» **Records shown**
-----

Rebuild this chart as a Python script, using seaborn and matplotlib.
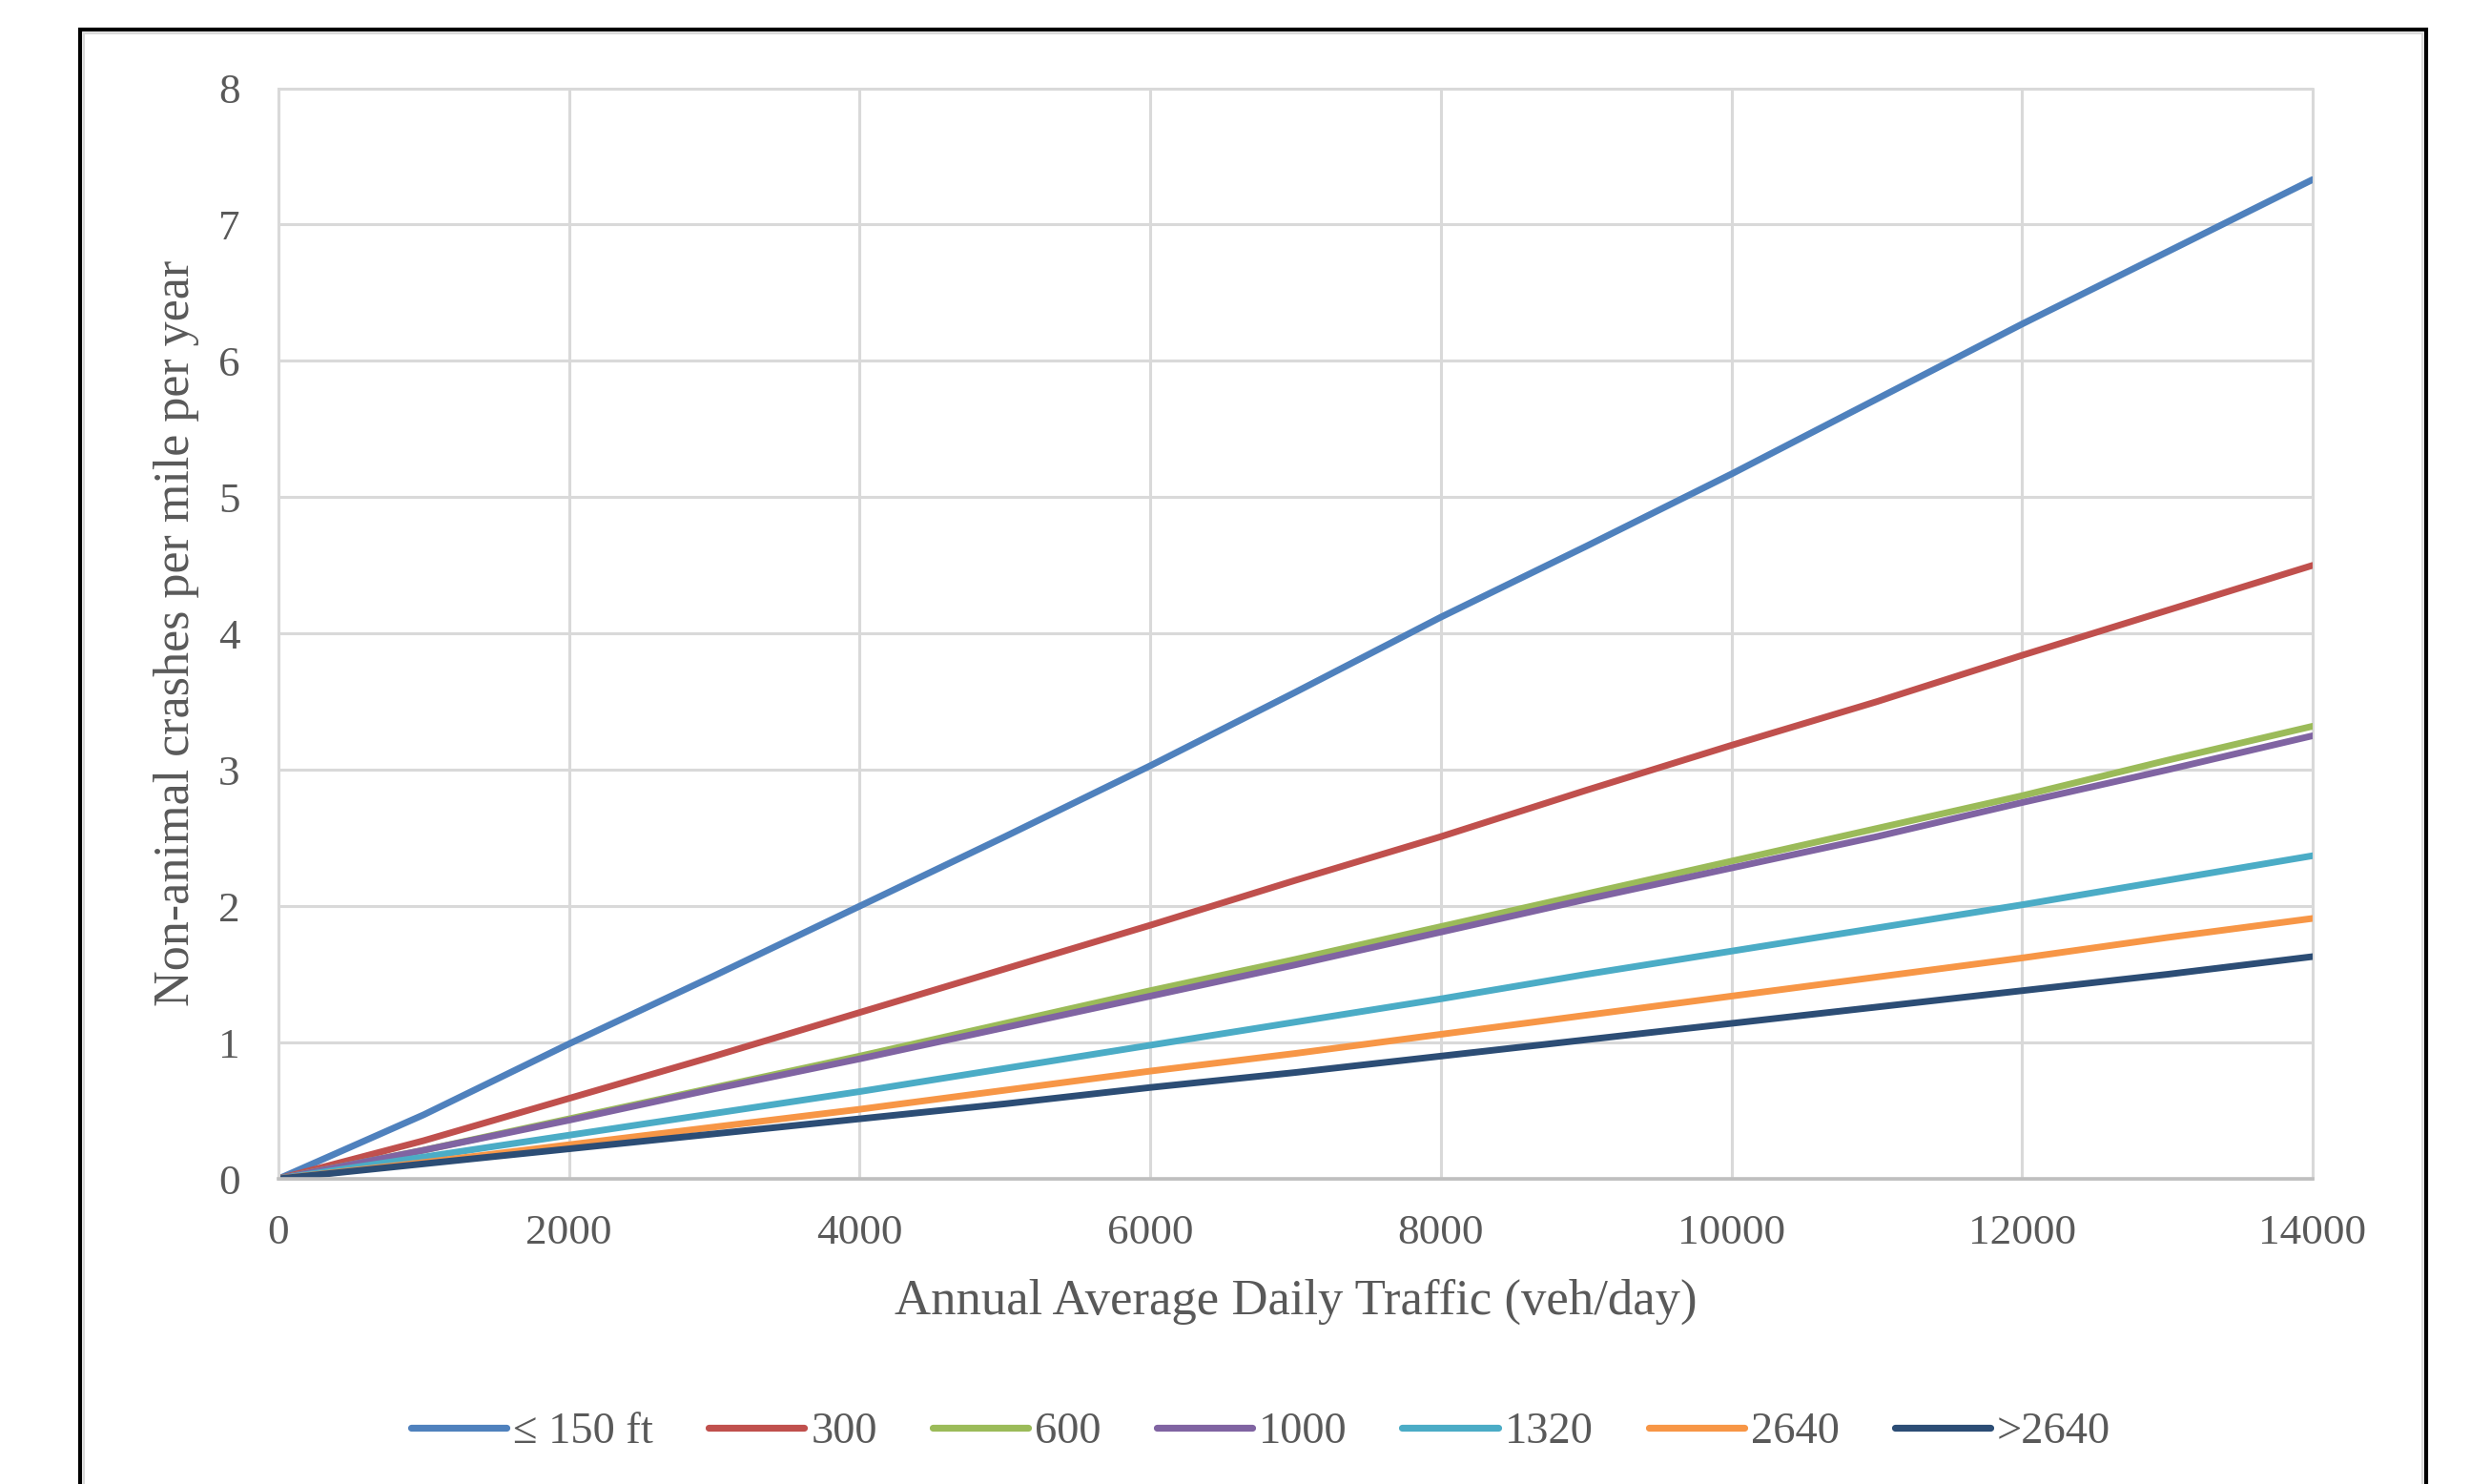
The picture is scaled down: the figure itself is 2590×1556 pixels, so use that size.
import numpy as np
import pandas as pd
import seaborn as sns
import matplotlib
matplotlib.use("Agg")
import matplotlib.pyplot as plt
from matplotlib.patches import Rectangle
from matplotlib.lines import Line2D

# ---- data ----
aadt = [0, 1000, 2000, 3000, 4000, 5000, 6000, 7000, 8000, 9000, 10000, 11000, 12000, 13000, 14000]
series_labels = ["≤ 150 ft", "300", "600", "1000", "1320", "2640", ">2640"]
le150 = [0, 0.47, 0.99, 1.49, 2.00, 2.51, 3.03, 3.57, 4.12, 4.64, 5.17, 5.72, 6.27, 6.80, 7.33]
d300 = [0, 0.28, 0.59, 0.90, 1.22, 1.54, 1.86, 2.19, 2.51, 2.85, 3.18, 3.50, 3.84, 4.17, 4.50]
d600 = [0, 0.21, 0.44, 0.67, 0.90, 1.14, 1.38, 1.61, 1.85, 2.09, 2.33, 2.57, 2.81, 3.07, 3.32]
d1000 = [0, 0.21, 0.43, 0.66, 0.88, 1.11, 1.34, 1.57, 1.81, 2.05, 2.28, 2.51, 2.76, 3.00, 3.25]
d1320 = [0, 0.16, 0.32, 0.48, 0.64, 0.81, 0.98, 1.15, 1.32, 1.50, 1.67, 1.84, 2.01, 2.19, 2.37]
d2640 = [0, 0.12, 0.25, 0.38, 0.51, 0.65, 0.79, 0.92, 1.06, 1.20, 1.34, 1.48, 1.62, 1.77, 1.91]
dgt2640 = [0, 0.11, 0.22, 0.33, 0.44, 0.55, 0.67, 0.78, 0.90, 1.02, 1.14, 1.26, 1.38, 1.50, 1.63]
colors = ["#4F81BD", "#C0504D", "#9BBB59", "#8064A2", "#4BACC6", "#F79646", "#2C4D75"]
x_ticks = [0, 2000, 4000, 6000, 8000, 10000, 12000, 14000]
y_ticks = [0, 1, 2, 3, 4, 5, 6, 7, 8]

all_series = [le150, d300, d600, d1000, d1320, d2640, dgt2640]
rows = []
for lab, vals in zip(series_labels, all_series):
    for xv, yv in zip(aadt, vals):
        rows.append({"AADT": xv, "crashes": yv, "series": lab})
df = pd.DataFrame(rows)

sns.set_style("white")
plt.rcParams["font.family"] = ["Liberation Serif", "DejaVu Serif"]

W, H = 2590, 1556
fig = plt.figure(figsize=(W / 100, H / 100), dpi=100)
L, R, T, B = 292, 2425, 92.5, 1236
ax = fig.add_axes([L / W, 1 - B / H, (R - L) / W, (B - T) / H])

sns.lineplot(data=df, x="AADT", y="crashes", hue="series", hue_order=series_labels,
             palette=colors, linewidth=5.0, ax=ax, legend=False, sort=False)

ax.set_xlim(0, 14000)
ax.set_ylim(0, 8)
ax.set_xticks(x_ticks)
ax.set_yticks(y_ticks)
ax.set_xticklabels([str(v) for v in x_ticks])
ax.set_yticklabels([str(v) for v in y_ticks])
ax.grid(True, color="#D9D9D9", linewidth=2.2)
for lbl in ax.get_xgridlines() + ax.get_ygridlines():
    lbl.set_clip_on(False)
ax.set_axisbelow(True)
for s in ["top", "right"]:
    ax.spines[s].set_visible(False)
ax.spines["left"].set_color("#D9D9D9")
ax.spines["left"].set_linewidth(2.2)
ax.spines["bottom"].set_color("#BFBFBF")
ax.spines["bottom"].set_linewidth(2.6)

ax.tick_params(axis="both", length=0, labelsize=32.5, labelcolor="#595959")
ax.tick_params(axis="y", pad=29)
ax.tick_params(axis="x", pad=27)

ax.set_xlabel("Annual Average Daily Traffic (veh/day)", fontsize=38, color="#595959")
ax.set_ylabel("Non-animal crashes per mile per year", fontsize=37.5, color="#595959")
ax.xaxis.label.set_va("center")
ax.yaxis.label.set_va("center")
ax.xaxis.set_label_coords(0.5, (B - 1365) / (B - T))
ax.yaxis.set_label_coords((185 - L) / (R - L), 0.5)

handles = [Line2D([0], [0], color=c, linewidth=5.2, solid_capstyle="round") for c in colors]
fig.legend(handles, series_labels, loc="center", bbox_to_anchor=(1322 / W, 1 - 1502 / H),
           ncol=7, frameon=False, fontsize=33.5, handlelength=2.15, handletextpad=0.15,
           columnspacing=1.25, labelcolor="#595959")

# chart area frame (bottom edge cut off)
fig.patches.append(Rectangle((88 / W, -0.05), (2540 - 88) / W, 1.05 - 35 / H,
                             transform=fig.transFigure, fill=False, edgecolor="#D9D9D9",
                             linewidth=1.5))
fig.patches.append(Rectangle((84 / W, -0.05), (2544 - 84) / W, 1.05 - 31 / H,
                             transform=fig.transFigure, fill=False, edgecolor="black",
                             linewidth=3.0))

fig.savefig("out.png", dpi=100)
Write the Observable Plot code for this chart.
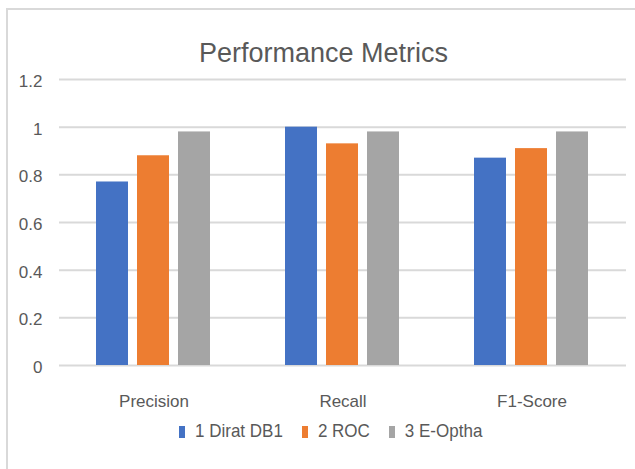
<!DOCTYPE html>
<html>
<head>
<meta charset="utf-8">
<script src="https://cdn.jsdelivr.net/npm/d3@7"></script>
<script src="https://cdn.jsdelivr.net/npm/@observablehq/plot@0.6"></script>
<style>
  html, body { margin: 0; padding: 0; background: #fff; }
  #wrap { position: relative; width: 635px; height: 469px; overflow: hidden; background: #fff; }
  #frame { position: absolute; left: 6px; top: 8px; width: 700px; height: 600px; border-top: 2px solid #d9d9d9; border-left: 2px solid #d9d9d9; }
  #title { position: absolute; left: 0; top: 40px; width: 647px; text-align: center; font-family: "Liberation Sans", Arial, sans-serif; font-size: 27px; line-height: 26px; color: #595959; }
  #chart { position: absolute; left: 0; top: 0; }
  #legend { position: absolute; left: 179px; top: 422px; display: flex; align-items: center; font-family: "Liberation Sans", Arial, sans-serif; font-size: 17px; line-height: 20px; color: #595959; white-space: nowrap; }
  #legend .item { display: flex; align-items: center; margin-right: 19px; }
  #legend .sw { display: inline-block; width: 6px; height: 12px; margin-right: 10px; }
  #legend .txt { display: inline-block; transform: scaleY(1.08); }
</style>
</head>
<body>
<div id="wrap">
  <div id="frame"></div>
  <div id="chart"></div>
  <div id="title">Performance Metrics</div>
  <div id="legend"></div>
</div>
<script>
const metrics = ["Precision", "Recall", "F1-Score"];
const series = ["1 Dirat DB1", "2 ROC", "3 E-Optha"];
const diratDB1 = [0.77, 1.0, 0.87];
const roc = [0.88, 0.93, 0.91];
const eOptha = [0.98, 0.98, 0.98];
const seriesColors = ["#4472C4", "#ED7D31", "#A5A5A5"];
const yTicks = [0, 0.2, 0.4, 0.6, 0.8, 1, 1.2];

const valuesBySeries = [diratDB1, roc, eOptha];
const rows = [];
metrics.forEach((m, i) => {
  series.forEach((s, j) => {
    rows.push({metric: m, series: s, value: valuesBySeries[j][i]});
  });
});

const axisFont = '"Liberation Sans", Arial, sans-serif';

const chart = Plot.plot({
  width: 635,
  height: 420,
  marginLeft: 58,
  marginRight: 9,
  marginTop: 79,
  marginBottom: 55,
  style: {fontFamily: axisFont, fontSize: "17px", color: "#595959", background: "transparent"},
  fx: {domain: metrics, paddingInner: 0, paddingOuter: 0, label: null},
  x: {domain: series, paddingInner: 0.214, paddingOuter: 0.861, axis: null},
  y: {domain: [0, 1.2], label: null},
  color: {domain: series, range: seriesColors},
  marks: [
    Plot.gridY(yTicks, {stroke: "#d9d9d9", strokeOpacity: 1, strokeWidth: 2}),
    Plot.axisY(yTicks, {tickSize: 0, tickPadding: 17, tickFormat: d => String(+d.toFixed(1)), label: null, dy: 2, fill: "#595959"}),
    Plot.axisFx({anchor: "bottom", tickSize: 0, tickPadding: 29, label: null, fill: "#595959"}),
    Plot.barY(rows, {fx: "metric", x: "series", y: "value", fill: "series"})
  ]
});
document.getElementById("chart").appendChild(chart);

// Slight vertical stretch of axis text (reference glyphs are tall and narrow)
d3.select(chart).selectAll("text").each(function() {
  const el = this;
  if (!el.hasAttribute("transform")) {
    el.style.transformBox = "fill-box";
    el.style.transformOrigin = "center";
    el.style.transform = "scaleY(1.2)";
  }
});

const legend = document.getElementById("legend");
series.forEach((s, i) => {
  const item = document.createElement("span");
  item.className = "item";
  const sw = document.createElement("span");
  sw.className = "sw";
  sw.style.background = seriesColors[i];
  const t = document.createElement("span");
  t.className = "txt";
  t.textContent = s;
  item.appendChild(sw);
  item.appendChild(t);
  legend.appendChild(item);
});
</script>
</body>
</html>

-----

» **Problem**
Begin at the line that has "The picture is", stop after the line that has "from matplotlib.lines import Line2D", and repeat exactly those lines, nothing more.

» **Correct response**
The picture is scaled down: the figure itself is 2590×1556 pixels, so use that size.
import numpy as np
import pandas as pd
import seaborn as sns
import matplotlib
matplotlib.use("Agg")
import matplotlib.pyplot as plt
from matplotlib.patches import Rectangle
from matplotlib.lines import Line2D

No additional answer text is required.